• Task to complete: Go through the data and copy every line exactly, but not the images.
════════
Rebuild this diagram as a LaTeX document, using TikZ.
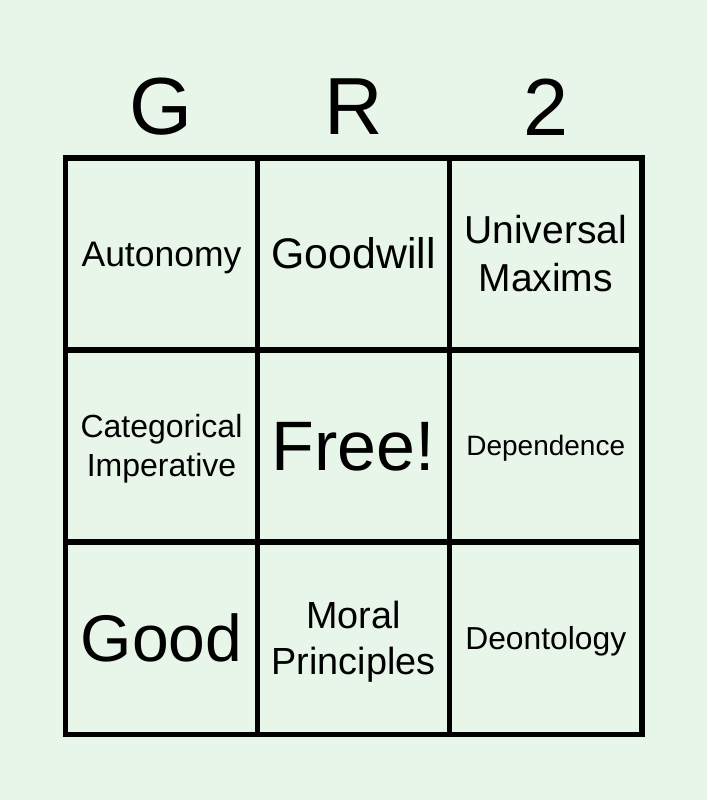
\documentclass[tikz,border=0pt]{standalone}
\usepackage{fontspec}
\setmainfont{Liberation Sans}
\usepackage{tikz}
\usetikzlibrary{positioning}
\definecolor{cardGreen}{RGB}{232, 245, 233}

\newcommand{\fsz}[1]{\fontsize{#1}{1.22\dimexpr#1pt\relax}\selectfont}
\newcommand{\lstrut}{\rule[-0.212em]{0pt}{1.117em}}

\begin{document}
\begin{tikzpicture}[x=1pt,y=-1pt,
    headletter/.style={inner sep=0pt,font=\fsz{81}},
    cellbox/.style={inner sep=0pt,align=center}]
                \fill[cardGreen] (0,0) rectangle (707,800);
                \useasboundingbox (0,0) rectangle (707,800);
                % column letters
                \node[headletter] (hG) at (161.5,107) {G};
                \node[headletter] (hR) at (353.5,107) {R};
                \node[headletter] (h2) at (545.75,107) {2};
                % grid
                \draw[line width=5.5pt] (65.5,158) rectangle (642,734.5);
                \foreach \gx in {257.5,449.5}
                    \draw[line width=5.5pt] (\gx,158) -- (\gx,734.5);
                \foreach \gy in {350,542}
                    \draw[line width=5.5pt] (65.5,\gy) -- (642,\gy);
                % row 1
                \node[cellbox,font=\fsz{35.5}] (autonomy) at (161.5,254) {\lstrut Autonomy};
                \node[cellbox,font=\fsz{42.8}] (goodwill) at (353.5,254) {\lstrut Goodwill};
                \node[cellbox,font=\fsz{39}] (maxims) at (545.75,254) {\lstrut Universal\\\lstrut Maxims};
                % row 2
                \node[cellbox,font=\fsz{32}] (imperative) at (161.5,446) {\lstrut Categorical\\\lstrut Imperative};
                \node[cellbox,font=\fsz{70}] (free) at (353.5,446) {\lstrut Free!};
                \node[cellbox,font=\fsz{28}] (dependence) at (545.75,446) {\lstrut Dependence};
                % row 3
                \node[cellbox,font=\fsz{66}] (good) at (161.5,638.5) {\lstrut Good};
                \node[cellbox,font=\fsz{37.8}] (principles) at (353.5,638.5) {\lstrut Moral\\\lstrut Principles};
                \node[cellbox,font=\fsz{31.8}] (deontology) at (545.75,638.5) {\lstrut Deontology};
            \end{tikzpicture}
\end{document}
════════
• Answer to this problem:
Rebuild this diagram as a LaTeX document, using TikZ.
\documentclass[tikz,border=0pt]{standalone}
\usepackage{fontspec}
\setmainfont{Liberation Sans}
\usepackage{tikz}
\usetikzlibrary{positioning}
\definecolor{cardGreen}{RGB}{232, 245, 233}

\newcommand{\fsz}[1]{\fontsize{#1}{1.22\dimexpr#1pt\relax}\selectfont}
\newcommand{\lstrut}{\rule[-0.212em]{0pt}{1.117em}}

\begin{document}
\begin{tikzpicture}[x=1pt,y=-1pt,
    headletter/.style={inner sep=0pt,font=\fsz{81}},
    cellbox/.style={inner sep=0pt,align=center}]
                \fill[cardGreen] (0,0) rectangle (707,800);
                \useasboundingbox (0,0) rectangle (707,800);
                % column letters
                \node[headletter] (hG) at (161.5,107) {G};
                \node[headletter] (hR) at (353.5,107) {R};
                \node[headletter] (h2) at (545.75,107) {2};
                % grid
                \draw[line width=5.5pt] (65.5,158) rectangle (642,734.5);
                \foreach \gx in {257.5,449.5}
                    \draw[line width=5.5pt] (\gx,158) -- (\gx,734.5);
                \foreach \gy in {350,542}
                    \draw[line width=5.5pt] (65.5,\gy) -- (642,\gy);
                % row 1
                \node[cellbox,font=\fsz{35.5}] (autonomy) at (161.5,254) {\lstrut Autonomy};
                \node[cellbox,font=\fsz{42.8}] (goodwill) at (353.5,254) {\lstrut Goodwill};
                \node[cellbox,font=\fsz{39}] (maxims) at (545.75,254) {\lstrut Universal\\\lstrut Maxims};
                % row 2
                \node[cellbox,font=\fsz{32}] (imperative) at (161.5,446) {\lstrut Categorical\\\lstrut Imperative};
                \node[cellbox,font=\fsz{70}] (free) at (353.5,446) {\lstrut Free!};
                \node[cellbox,font=\fsz{28}] (dependence) at (545.75,446) {\lstrut Dependence};
                % row 3
                \node[cellbox,font=\fsz{66}] (good) at (161.5,638.5) {\lstrut Good};
                \node[cellbox,font=\fsz{37.8}] (principles) at (353.5,638.5) {\lstrut Moral\\\lstrut Principles};
                \node[cellbox,font=\fsz{31.8}] (deontology) at (545.75,638.5) {\lstrut Deontology};
            \end{tikzpicture}
\end{document}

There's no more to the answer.